As for the current music director, Christoph Eschenbach: To one player, he’s “distant,” to another, “a very kind fellow.” Farabee says, “I’ve never seen anyone so focused on the performance.”
“I think we’re still discovering how to play with him,” Adkins says. “He has an interesting mix of very strong opinions, and he also wants very spontaneous music-making during a concert.”
You’re not going to find consensus about 251 years of history. But there are some things about which nearly everyone agrees. Most players cite the 1990 tour of Russia, when Rostropovich returned to his native country for the first time since 1974, as a highlight. Alimena remembers audiences climbing onto the roof of the Moscow Conservatory to look down through the skylights. “You can’t write fiction that good,” Caruthers says.

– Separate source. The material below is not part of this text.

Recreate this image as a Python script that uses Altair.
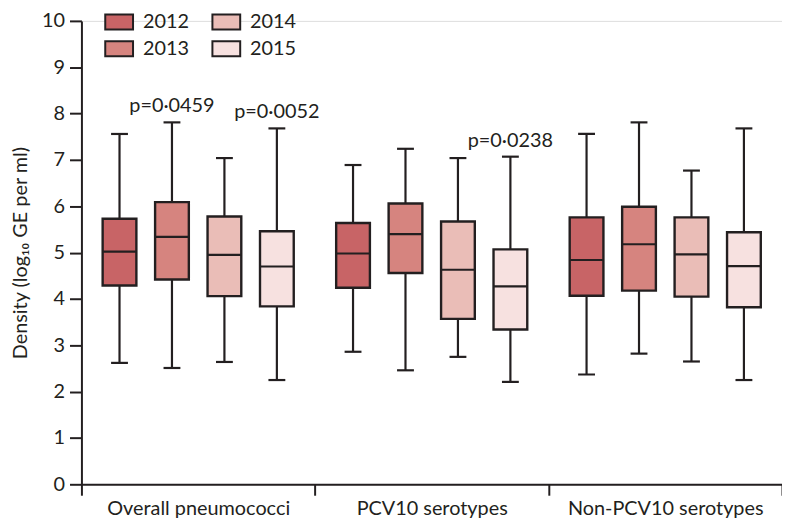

Other highlights are more individual. Anderson fondly remembers the concerts of Marvin Hamlisch, the orchestra’s principal pops conductor from 2000 to 2011. “Even though he wasn’t by any means a good conductor, he was wonderfully creative,” she says. “I don’t necessarily like doing pops, but I just loved his concerts.”
In general, the players are sorry to leave an ensemble that they describe as warm, friendly, and supportive. “I’m still convinced I’m going to fall to pieces,” Alimena says of Thursday’s ceremony.
They are also keenly aware that the orchestra landscape is changing. A colleague of Anderson’s recently commented, she says, “that we, he and I and other people of our vintage, kind of rode the crest of the wave of orchestral life. We saw the best years: started out kind of meager, built up very high, and now things are much more difficult. I am very grateful in hindsight to have been able to do that.”
“It was all just living the dream,” Caruthers says, remembering playing in Vienna and driving around Oman on the orchestra’s most recent tour. “You pinch yourself. Am I here? Yes? I am?”
And now, alas, she’s not.
The NSO and Christoph Eschenbach will play an all-Bruckner program, including the 8th Symphony, on Thursday, Friday and Saturday at the Kennedy Center Concert Hall.